-- BEGIN --

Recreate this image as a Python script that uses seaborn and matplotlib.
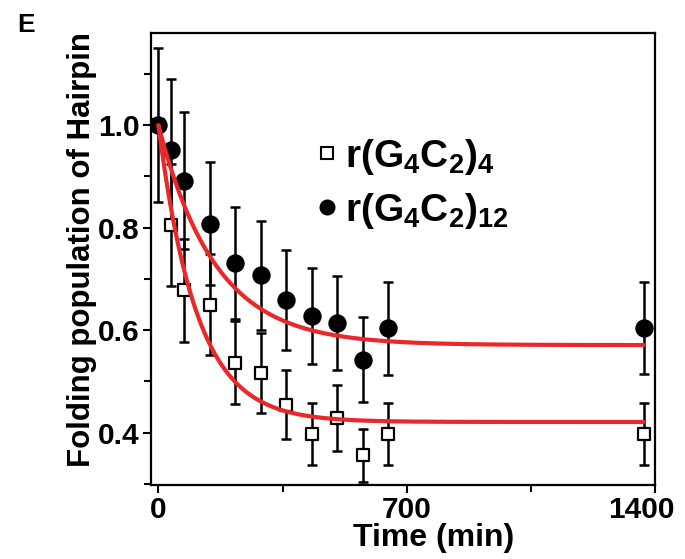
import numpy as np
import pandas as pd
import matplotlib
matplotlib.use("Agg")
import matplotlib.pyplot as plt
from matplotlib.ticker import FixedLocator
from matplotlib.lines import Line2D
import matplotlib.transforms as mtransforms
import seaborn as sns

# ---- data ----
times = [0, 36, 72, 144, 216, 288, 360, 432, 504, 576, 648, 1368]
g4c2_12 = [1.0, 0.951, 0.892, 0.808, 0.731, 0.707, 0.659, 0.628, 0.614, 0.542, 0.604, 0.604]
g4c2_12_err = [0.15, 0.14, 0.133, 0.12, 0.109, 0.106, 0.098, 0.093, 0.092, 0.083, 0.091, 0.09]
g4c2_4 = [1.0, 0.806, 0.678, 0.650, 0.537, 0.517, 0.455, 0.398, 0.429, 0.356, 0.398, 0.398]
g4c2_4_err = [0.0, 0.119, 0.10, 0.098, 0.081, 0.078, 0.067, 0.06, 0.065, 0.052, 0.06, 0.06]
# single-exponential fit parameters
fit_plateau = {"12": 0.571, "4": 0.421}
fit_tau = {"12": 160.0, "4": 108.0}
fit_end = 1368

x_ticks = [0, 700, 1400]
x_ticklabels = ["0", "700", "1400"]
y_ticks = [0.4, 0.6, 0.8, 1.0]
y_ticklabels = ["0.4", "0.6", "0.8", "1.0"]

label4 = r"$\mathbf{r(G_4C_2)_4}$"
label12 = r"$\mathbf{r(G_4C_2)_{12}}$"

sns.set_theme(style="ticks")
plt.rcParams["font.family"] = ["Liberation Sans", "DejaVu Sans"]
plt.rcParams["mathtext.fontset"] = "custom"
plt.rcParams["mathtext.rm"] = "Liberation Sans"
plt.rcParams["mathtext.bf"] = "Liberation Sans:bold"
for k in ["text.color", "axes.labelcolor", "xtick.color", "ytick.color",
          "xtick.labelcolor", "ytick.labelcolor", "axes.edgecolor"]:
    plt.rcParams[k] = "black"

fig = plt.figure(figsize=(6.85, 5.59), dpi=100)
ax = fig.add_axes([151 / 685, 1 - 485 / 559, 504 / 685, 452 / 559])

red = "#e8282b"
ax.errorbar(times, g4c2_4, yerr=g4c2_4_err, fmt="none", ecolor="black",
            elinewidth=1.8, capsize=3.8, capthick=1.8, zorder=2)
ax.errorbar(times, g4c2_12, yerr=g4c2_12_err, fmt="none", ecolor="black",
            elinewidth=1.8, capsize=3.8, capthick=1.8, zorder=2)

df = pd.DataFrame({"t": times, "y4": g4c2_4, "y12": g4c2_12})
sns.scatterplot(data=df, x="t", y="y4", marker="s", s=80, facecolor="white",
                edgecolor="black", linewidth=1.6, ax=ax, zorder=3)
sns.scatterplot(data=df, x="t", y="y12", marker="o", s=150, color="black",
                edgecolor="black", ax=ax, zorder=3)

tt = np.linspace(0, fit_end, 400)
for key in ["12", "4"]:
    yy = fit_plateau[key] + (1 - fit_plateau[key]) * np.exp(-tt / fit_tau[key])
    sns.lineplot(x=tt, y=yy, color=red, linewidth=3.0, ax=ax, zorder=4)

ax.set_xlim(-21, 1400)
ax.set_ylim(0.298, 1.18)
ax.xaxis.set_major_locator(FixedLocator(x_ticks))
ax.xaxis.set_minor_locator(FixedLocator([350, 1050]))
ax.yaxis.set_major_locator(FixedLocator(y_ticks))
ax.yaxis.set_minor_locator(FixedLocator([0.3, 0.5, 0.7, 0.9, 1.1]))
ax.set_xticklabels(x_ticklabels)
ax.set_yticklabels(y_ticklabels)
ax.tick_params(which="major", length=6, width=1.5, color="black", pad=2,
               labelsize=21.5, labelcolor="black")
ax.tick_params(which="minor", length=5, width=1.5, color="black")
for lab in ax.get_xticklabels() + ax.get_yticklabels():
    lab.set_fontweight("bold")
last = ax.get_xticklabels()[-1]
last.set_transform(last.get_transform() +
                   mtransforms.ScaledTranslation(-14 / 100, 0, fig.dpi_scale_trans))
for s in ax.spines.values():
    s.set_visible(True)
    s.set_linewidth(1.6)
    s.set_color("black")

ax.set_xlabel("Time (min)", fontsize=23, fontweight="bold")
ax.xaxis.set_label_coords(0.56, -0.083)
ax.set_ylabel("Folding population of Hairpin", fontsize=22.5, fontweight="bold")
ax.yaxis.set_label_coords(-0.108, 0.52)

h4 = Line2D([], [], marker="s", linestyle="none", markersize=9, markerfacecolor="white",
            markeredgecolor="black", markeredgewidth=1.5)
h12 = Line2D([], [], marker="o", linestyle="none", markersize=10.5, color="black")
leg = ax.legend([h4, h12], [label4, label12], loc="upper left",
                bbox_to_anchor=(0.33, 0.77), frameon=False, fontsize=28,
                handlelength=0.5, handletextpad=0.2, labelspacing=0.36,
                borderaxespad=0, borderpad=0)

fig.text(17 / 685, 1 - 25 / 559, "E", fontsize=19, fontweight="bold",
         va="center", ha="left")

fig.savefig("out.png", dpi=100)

-- END --

■ **Stated exercise**
Pictures are excluded: retype only the lines from the beginning of the listing above through the line with "import seaborn as sns", both included.

■ **Solution below**
Recreate this image as a Python script that uses seaborn and matplotlib.
import numpy as np
import pandas as pd
import matplotlib
matplotlib.use("Agg")
import matplotlib.pyplot as plt
from matplotlib.ticker import FixedLocator
from matplotlib.lines import Line2D
import matplotlib.transforms as mtransforms
import seaborn as sns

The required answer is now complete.